| Provided information |
********

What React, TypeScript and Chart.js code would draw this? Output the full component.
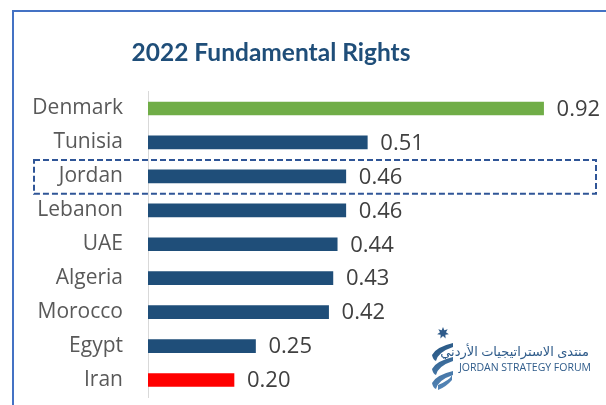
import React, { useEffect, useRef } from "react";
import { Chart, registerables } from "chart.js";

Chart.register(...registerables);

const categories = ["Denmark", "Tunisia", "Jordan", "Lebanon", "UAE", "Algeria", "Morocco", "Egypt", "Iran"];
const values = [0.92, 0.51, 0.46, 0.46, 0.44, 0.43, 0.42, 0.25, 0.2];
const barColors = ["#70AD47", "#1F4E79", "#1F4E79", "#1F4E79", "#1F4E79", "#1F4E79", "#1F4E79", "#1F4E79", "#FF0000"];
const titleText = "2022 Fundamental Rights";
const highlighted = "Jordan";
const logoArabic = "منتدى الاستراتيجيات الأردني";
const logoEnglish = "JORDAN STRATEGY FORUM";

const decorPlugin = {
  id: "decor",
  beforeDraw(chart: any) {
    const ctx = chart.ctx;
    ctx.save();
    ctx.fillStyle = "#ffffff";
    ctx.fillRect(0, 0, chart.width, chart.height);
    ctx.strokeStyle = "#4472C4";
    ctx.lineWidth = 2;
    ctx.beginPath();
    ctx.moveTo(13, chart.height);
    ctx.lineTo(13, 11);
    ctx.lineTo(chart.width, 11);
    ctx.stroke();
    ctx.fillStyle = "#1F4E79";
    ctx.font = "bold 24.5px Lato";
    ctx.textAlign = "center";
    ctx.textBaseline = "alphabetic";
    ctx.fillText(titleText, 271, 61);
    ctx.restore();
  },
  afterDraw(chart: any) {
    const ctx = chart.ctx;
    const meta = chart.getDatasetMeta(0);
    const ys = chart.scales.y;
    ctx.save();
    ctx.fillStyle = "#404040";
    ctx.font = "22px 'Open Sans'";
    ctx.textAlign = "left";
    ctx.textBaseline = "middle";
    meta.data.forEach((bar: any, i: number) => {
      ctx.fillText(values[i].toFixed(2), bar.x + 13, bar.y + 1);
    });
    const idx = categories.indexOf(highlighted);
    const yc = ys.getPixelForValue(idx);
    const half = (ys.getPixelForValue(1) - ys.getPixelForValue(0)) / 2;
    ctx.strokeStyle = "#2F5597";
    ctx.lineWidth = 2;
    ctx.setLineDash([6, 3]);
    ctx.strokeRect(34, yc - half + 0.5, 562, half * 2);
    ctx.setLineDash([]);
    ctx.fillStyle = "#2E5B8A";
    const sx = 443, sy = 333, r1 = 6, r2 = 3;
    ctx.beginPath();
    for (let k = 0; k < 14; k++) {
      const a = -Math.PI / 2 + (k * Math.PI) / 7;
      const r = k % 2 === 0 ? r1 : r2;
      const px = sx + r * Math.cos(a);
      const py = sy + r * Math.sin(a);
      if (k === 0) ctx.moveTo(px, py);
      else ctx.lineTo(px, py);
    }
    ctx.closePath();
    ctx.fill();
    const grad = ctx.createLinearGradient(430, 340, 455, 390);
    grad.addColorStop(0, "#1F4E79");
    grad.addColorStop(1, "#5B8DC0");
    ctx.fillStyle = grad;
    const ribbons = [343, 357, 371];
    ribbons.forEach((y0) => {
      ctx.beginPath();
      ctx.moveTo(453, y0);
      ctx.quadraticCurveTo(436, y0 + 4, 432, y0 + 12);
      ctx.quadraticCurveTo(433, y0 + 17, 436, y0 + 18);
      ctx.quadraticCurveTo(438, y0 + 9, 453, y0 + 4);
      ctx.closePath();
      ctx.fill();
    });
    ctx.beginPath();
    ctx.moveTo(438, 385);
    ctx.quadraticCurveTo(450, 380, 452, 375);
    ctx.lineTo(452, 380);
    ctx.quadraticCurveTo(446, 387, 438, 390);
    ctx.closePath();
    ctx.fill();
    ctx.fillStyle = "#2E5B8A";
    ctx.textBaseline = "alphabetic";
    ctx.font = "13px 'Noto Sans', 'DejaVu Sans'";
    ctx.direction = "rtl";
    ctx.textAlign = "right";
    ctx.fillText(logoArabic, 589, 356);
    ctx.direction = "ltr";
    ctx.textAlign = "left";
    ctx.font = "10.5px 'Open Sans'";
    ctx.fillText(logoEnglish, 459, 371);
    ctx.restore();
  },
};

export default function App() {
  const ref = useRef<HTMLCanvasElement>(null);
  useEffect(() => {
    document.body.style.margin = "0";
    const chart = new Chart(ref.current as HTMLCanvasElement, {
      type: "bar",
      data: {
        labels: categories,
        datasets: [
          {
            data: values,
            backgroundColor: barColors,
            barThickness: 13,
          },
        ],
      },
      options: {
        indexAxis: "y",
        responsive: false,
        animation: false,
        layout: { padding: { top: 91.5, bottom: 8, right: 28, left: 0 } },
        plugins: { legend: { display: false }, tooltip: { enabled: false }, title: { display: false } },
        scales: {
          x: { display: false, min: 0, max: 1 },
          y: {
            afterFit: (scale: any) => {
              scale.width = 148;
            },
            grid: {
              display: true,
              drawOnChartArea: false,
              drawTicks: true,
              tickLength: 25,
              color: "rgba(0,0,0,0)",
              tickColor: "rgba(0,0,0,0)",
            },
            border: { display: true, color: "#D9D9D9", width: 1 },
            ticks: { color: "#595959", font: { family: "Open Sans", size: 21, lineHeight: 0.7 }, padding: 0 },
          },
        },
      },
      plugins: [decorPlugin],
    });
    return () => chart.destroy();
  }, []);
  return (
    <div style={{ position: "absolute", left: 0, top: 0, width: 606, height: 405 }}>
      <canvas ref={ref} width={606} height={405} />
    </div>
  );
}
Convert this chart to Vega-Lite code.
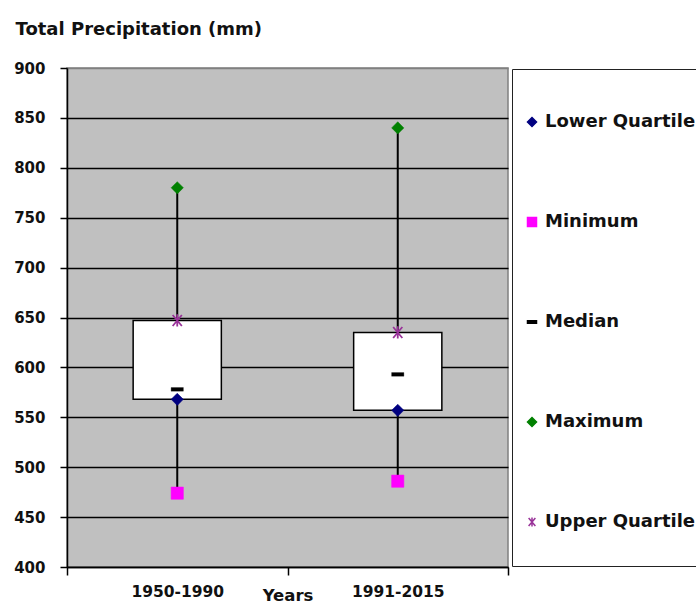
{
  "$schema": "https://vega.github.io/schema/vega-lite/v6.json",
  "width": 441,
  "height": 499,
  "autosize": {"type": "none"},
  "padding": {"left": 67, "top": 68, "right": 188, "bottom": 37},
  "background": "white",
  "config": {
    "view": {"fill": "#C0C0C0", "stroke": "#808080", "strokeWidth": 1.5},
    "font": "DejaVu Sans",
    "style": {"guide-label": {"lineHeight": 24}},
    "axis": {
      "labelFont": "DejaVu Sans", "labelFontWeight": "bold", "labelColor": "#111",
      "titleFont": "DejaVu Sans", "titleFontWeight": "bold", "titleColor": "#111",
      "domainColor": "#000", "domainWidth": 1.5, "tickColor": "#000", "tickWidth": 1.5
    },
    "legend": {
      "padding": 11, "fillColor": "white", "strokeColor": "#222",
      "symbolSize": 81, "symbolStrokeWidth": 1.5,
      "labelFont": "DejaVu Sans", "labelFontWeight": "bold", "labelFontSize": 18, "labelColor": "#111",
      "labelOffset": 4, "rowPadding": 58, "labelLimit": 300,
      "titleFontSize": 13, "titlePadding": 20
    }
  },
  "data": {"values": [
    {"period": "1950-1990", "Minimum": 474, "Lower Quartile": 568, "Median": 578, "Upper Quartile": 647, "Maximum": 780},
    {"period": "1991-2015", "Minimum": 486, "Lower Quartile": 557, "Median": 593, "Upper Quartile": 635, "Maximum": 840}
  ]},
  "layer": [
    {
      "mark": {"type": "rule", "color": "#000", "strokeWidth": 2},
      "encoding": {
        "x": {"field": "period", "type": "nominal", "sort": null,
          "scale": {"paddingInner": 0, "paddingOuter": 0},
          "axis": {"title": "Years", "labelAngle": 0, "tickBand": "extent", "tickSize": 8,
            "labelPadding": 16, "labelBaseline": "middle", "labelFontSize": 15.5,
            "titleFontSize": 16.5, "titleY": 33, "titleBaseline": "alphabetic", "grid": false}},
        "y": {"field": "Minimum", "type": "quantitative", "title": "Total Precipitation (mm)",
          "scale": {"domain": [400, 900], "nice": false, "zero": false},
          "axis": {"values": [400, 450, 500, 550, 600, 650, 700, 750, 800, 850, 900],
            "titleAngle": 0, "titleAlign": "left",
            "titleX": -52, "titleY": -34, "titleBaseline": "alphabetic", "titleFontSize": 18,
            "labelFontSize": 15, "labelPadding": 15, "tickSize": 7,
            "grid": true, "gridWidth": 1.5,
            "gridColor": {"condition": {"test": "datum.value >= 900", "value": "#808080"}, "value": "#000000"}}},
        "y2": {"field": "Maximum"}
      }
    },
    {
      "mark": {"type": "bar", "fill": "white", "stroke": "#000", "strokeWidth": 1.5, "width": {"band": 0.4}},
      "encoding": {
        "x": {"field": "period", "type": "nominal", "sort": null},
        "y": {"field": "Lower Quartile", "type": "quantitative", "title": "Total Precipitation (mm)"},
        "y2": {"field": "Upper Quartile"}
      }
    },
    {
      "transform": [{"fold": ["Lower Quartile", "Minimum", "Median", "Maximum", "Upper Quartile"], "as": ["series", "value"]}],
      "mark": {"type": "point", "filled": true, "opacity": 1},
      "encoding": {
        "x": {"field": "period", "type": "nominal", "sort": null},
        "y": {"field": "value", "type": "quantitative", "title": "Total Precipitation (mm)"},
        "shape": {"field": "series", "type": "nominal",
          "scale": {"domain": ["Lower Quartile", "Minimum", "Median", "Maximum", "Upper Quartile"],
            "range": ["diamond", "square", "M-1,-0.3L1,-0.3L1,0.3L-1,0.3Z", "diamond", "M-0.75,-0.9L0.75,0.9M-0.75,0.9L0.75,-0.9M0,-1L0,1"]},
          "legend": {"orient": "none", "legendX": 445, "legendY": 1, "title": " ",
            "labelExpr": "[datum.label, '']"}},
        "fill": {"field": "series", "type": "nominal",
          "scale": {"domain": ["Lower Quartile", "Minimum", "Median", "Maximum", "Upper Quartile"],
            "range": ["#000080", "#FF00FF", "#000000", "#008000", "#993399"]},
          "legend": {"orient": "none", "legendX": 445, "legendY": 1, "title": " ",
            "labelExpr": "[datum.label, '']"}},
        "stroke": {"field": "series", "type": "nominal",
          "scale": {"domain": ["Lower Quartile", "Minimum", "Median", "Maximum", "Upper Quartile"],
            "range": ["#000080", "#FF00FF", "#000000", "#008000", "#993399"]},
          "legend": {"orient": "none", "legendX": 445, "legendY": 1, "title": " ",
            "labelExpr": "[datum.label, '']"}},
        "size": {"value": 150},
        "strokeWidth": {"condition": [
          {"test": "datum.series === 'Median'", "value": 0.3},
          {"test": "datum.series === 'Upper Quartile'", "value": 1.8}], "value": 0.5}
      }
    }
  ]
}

********

| What you will do |
Go from the first line of the listing to the line holding "Chart.register(...registerables);" and, please, transcribe those lines exactly, both included, with no pictures.

| Response for this exercise |
What React, TypeScript and Chart.js code would draw this? Output the full component.
import React, { useEffect, useRef } from "react";
import { Chart, registerables } from "chart.js";

Chart.register(...registerables);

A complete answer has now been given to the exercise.